The sacramental life of the school is centred on the Abbey Church. At the Sunday Mass in the Abbey Church, students of different ages enhance the liturgy through serving, reading and singing. In addition each boarding house has its own Chapel and Chaplain and celebrates Mass during the week.
Year 13 students are trained and commissioned as Eucharistic Ministers. The Eucharist also forms the culmination of the different retreats offered to students, sometimes even celebrated outside.
Students are offered the chance to make their confession once a term in the Crypt of the Abbey Church. These Reconciliation services are organised by each house, with the monastery providing confessors, who use the newly glassed in chapels as confessionals.
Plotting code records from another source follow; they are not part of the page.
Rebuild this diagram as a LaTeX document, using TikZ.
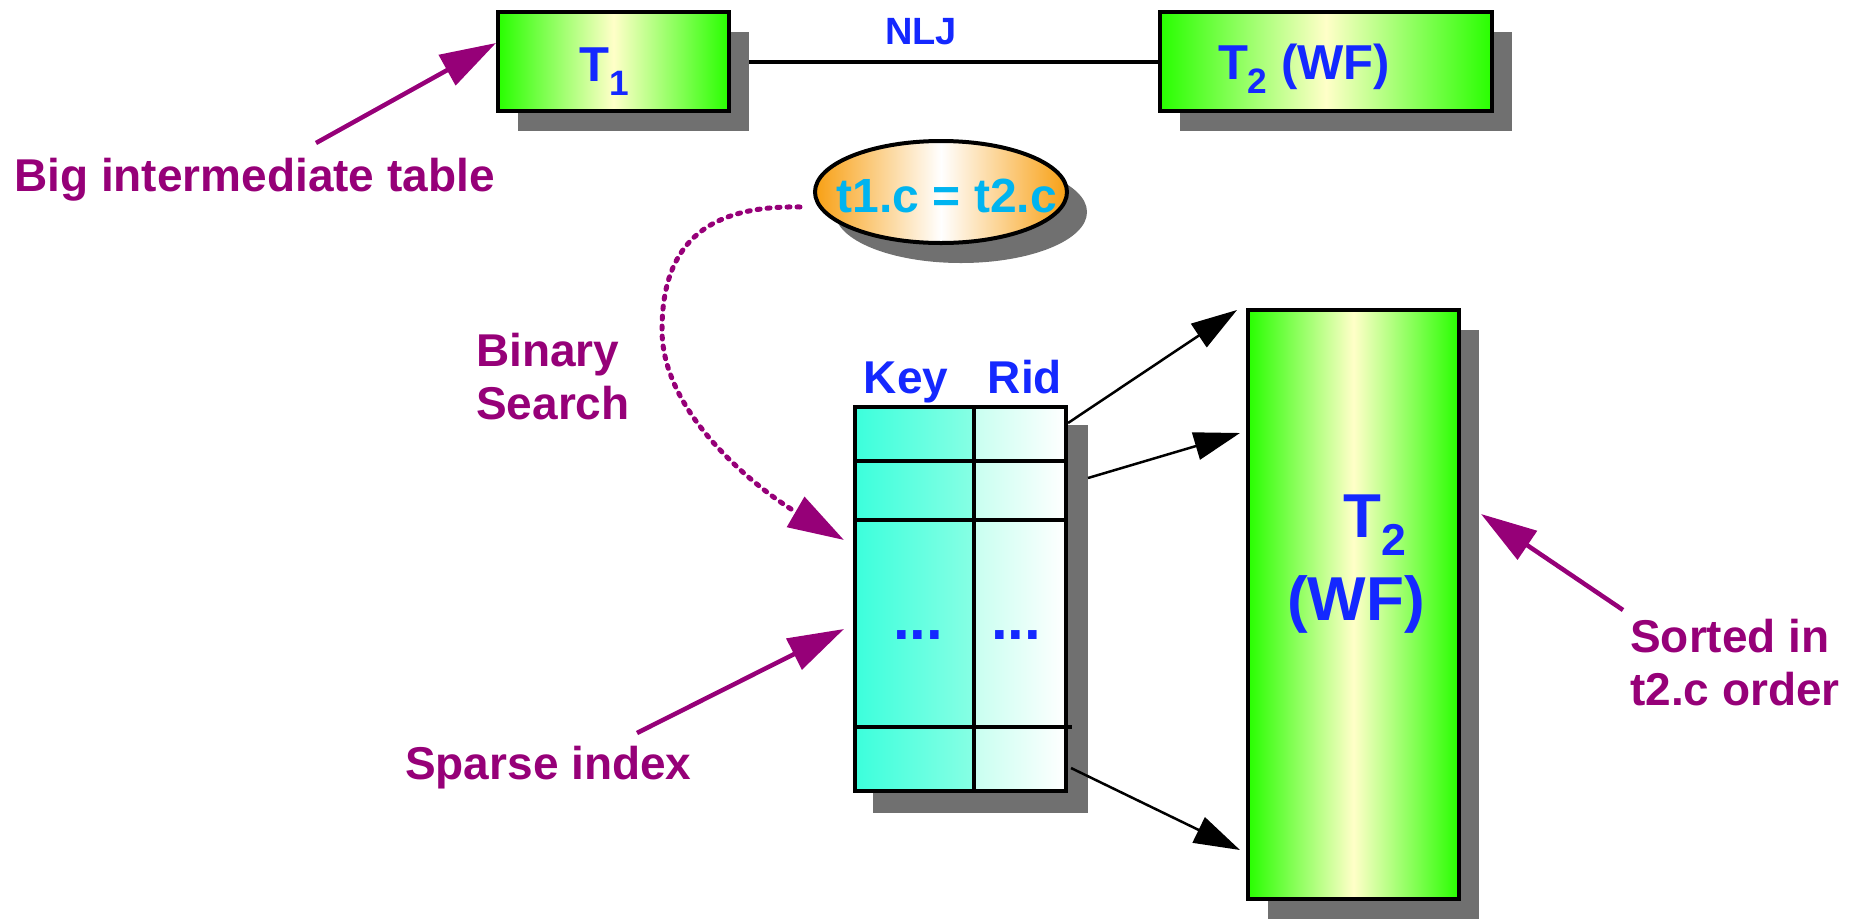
\documentclass[tikz,border=0pt]{standalone}
\usepackage{fontspec}
\setmainfont{Liberation Sans}
\usetikzlibrary{arrows.meta,shapes.geometric,shadows,backgrounds}

\definecolor{plum}{RGB}{150,0,120}
\definecolor{lblue}{RGB}{20,40,255}
\definecolor{sky}{RGB}{0,180,240}
\definecolor{lime}{RGB}{40,255,0}
\definecolor{cream}{RGB}{255,255,200}
\definecolor{shadowgray}{RGB}{112,112,112}
\definecolor{amber}{RGB}{248,160,20}
\definecolor{aqua}{RGB}{60,255,220}
\definecolor{aqualt}{RGB}{135,255,228}
\definecolor{mint}{RGB}{200,255,240}

% lowered, smaller index after a table name
\newcommand\subs[1]{\raisebox{-0.3em}{\scalebox{0.72}{#1}}}

\begin{document}
\begin{tikzpicture}[x=1pt,y=-1pt,
  boxshadow/.style={general shadow={fill=shadowgray, shadow xshift=20pt, shadow yshift=-20pt}},
  greenbox/.style={draw=black, line width=4pt, left color=lime, right color=lime,
    middle color=cream, boxshadow, inner sep=0pt},
  boxtext/.style={text=lblue, font=\bfseries\fontsize{49}{56}\selectfont, inner sep=0pt},
  bigtext/.style={text=lblue, font=\bfseries\fontsize{62}{70}\selectfont, inner sep=0pt},
  note/.style={text=plum, font=\bfseries\fontsize{46}{53}\selectfont, inner sep=0pt},
  head/.style={text=lblue, font=\bfseries\fontsize{46}{53}\selectfont, inner sep=0pt},
  dots/.style={text=lblue, font=\bfseries\fontsize{60}{66}\selectfont, inner sep=0pt},
  pointer/.style={draw=plum, line width=4.5pt, -{Triangle[length=56pt,width=34pt]}},
  link/.style={draw=black, line width=2.5pt, -{Triangle[length=46pt,width=28pt]}},
  cell/.style={draw=black, line width=4pt, inner sep=0pt, minimum height=384pt},
  rowline/.style={draw=black, line width=4pt}
]
\useasboundingbox (0,0) rectangle (1868,919);

% tables of the join
\node[greenbox, minimum width=231pt, minimum height=99pt] (t1) at (613.5,61.5) {};
\node[greenbox, minimum width=332pt, minimum height=99pt] (t2top) at (1326,61.5) {};
\node[greenbox, minimum width=211pt, minimum height=589pt] (t2big) at (1353.5,604.5) {};

\node[boxtext, anchor=base] (t1lbl) at (604,81) {T\subs{1}};
\node[boxtext, anchor=base] (t2toplbl) at (1304,79) {T\subs{2} (WF)};
\node[bigtext, anchor=base] (t2bigA) at (1375,537) {T\subs{2}};
\node[bigtext, anchor=base] (t2bigB) at (1356,620) {(WF)};

\node[text=lblue, font=\bfseries\fontsize{38}{44}\selectfont, inner sep=0pt, anchor=base] (nlj) at (921,44) {NLJ};

% join predicate
\node[ellipse, draw=black, line width=4pt, minimum width=252pt, minimum height=102pt,
  left color=amber, right color=amber, middle color=white, boxshadow, inner sep=0pt] (cond) at (941,192) {};
\node[text=sky, font=\bfseries\fontsize{48}{56}\selectfont, inner sep=0pt] (condtxt) at (947,196) {t1.c = t2.c};

% sparse index
\node[cell, minimum width=119pt, left color=aqua, right color=aqualt] (keycol) at (914.5,599) {};
\node[cell, minimum width=92pt, left color=mint, right color=white] (ridcol) at (1020,599) {};
\draw[rowline] ([yshift=-56pt]keycol.north west) -- ([yshift=-56pt]ridcol.north east);
\draw[rowline] ([yshift=-115pt]keycol.north west) -- ([yshift=-115pt]ridcol.north east);
\draw[rowline] ([yshift=-322pt]keycol.north west) -- ([shift={(4pt,-322pt)}]ridcol.north east);

\node[head, anchor=base] (keyhd) at (906,393) {Key};
\node[head, anchor=base] (ridhd) at (1025,393) {Rid};
\node[dots, anchor=base] (keydots) at (918,639) {...};
\node[dots, anchor=base] (riddots) at (1016,639) {...};

\begin{scope}[on background layer]
  \fill[shadowgray] ([shift={(20pt,-20pt)}]keycol.south west) rectangle ([shift={(20pt,-20pt)}]ridcol.north east);
  \draw[line width=4pt] (t1) -- (t2top);
\end{scope}

% index entries point into the table
\draw[link] ([yshift=-18pt]ridcol.north east) -- ([shift={(-9pt,-2pt)}]t2big.north west);
\draw[link] ([shift={(20pt,-73pt)}]ridcol.north east) -- ([shift={(-6pt,-125pt)}]t2big.north west);
\draw[link] ([shift={(3pt,25pt)}]ridcol.south east) -- ([shift={(-6pt,51pt)}]t2big.south west);

% annotations
\node[note, anchor=base west] (bigtbl) at (14,191) {Big intermediate table};
\node[note, anchor=north west, align=left] (binsrch) at (476,333) {Binary\\Search};
\node[note, anchor=base west] (sparse) at (405,779) {Sparse index};
\node[note, anchor=north west, align=left] (sorted) at (1630,619) {Sorted in\\t2.c order};

\coordinate (bigtail) at (316,143);
\coordinate (sparsetail) at (637,733);
\coordinate (sortedtail) at (1623,610);
\coordinate (searchtail) at (800,207);

\draw[pointer] (bigtail) -- ([yshift=-33pt]t1.north west);
\draw[pointer] (sparsetail) -- ([shift={(-9pt,-224pt)}]keycol.north west);
\draw[pointer] (sortedtail) -- ([shift={(20pt,-206pt)}]t2big.north east);
\draw[pointer, line width=5pt, dash pattern=on 3pt off 7pt, line cap=round] (searchtail)
  .. controls (700,205) and (662,250) .. (662,330)
  .. controls (662,420) and (770,497) .. ([shift={(-9pt,-135pt)}]keycol.north west);
\end{tikzpicture}
\end{document}
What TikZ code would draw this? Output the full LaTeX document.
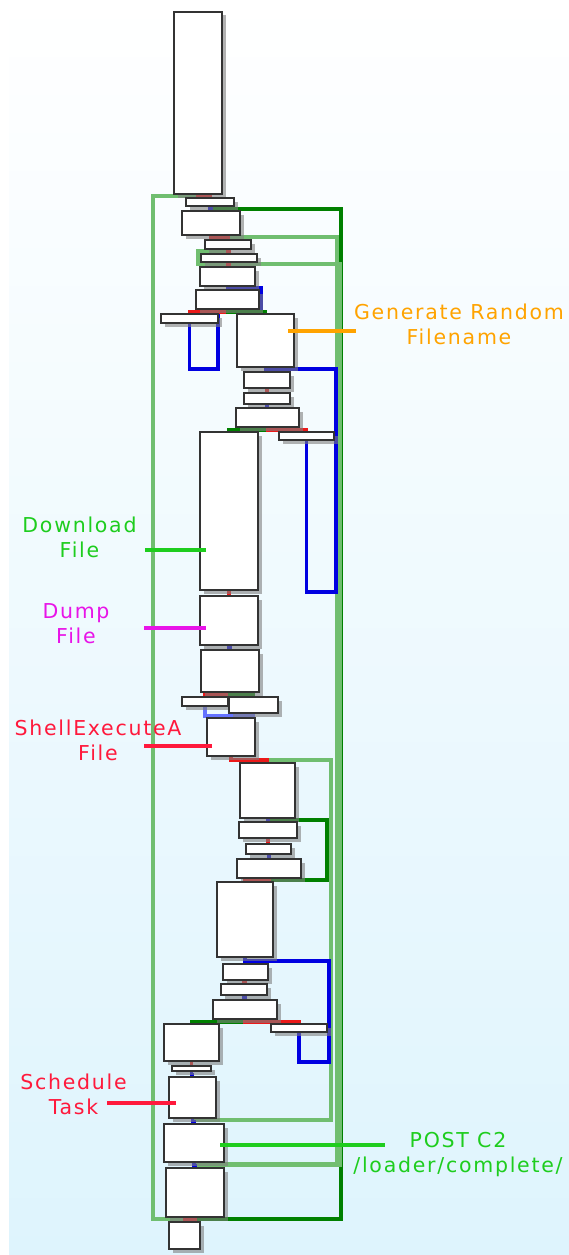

Students who are not Catholic have the opportunity at these services to see a priest for a prayer and blessing.
In each house a senior student is nominated to be a catechist. Catechesis is the action of the church that leads the faithful to maturity of faith. A minister of this sort of activity is called a catechist. Because of varied circumstances and multiple needs, catechetical activity takes on various forms. It means being involved in the spiritual formation of students, and at Ampleforth it means having a special role in preparing people for Confirmation; it’s a role of significant importance. Within the programme of catechesis and preparation for Confirmation the student catechist does most of the catechetical work with the confirmandi in their house. They do this under the direction of the central chaplaincy, being trained at the beginning of the year and preparing each session for an hour each week with the chaplaincy assistant. The house chaplain oversees their work and they support the house chaplain in many ways. They are helped to draw upon their own faith and experiences and they learn how to communicate the mysteries of our faith drawing upon the Bible, tradition, YouCat (the Catholic Church's youth catechism) and other resources.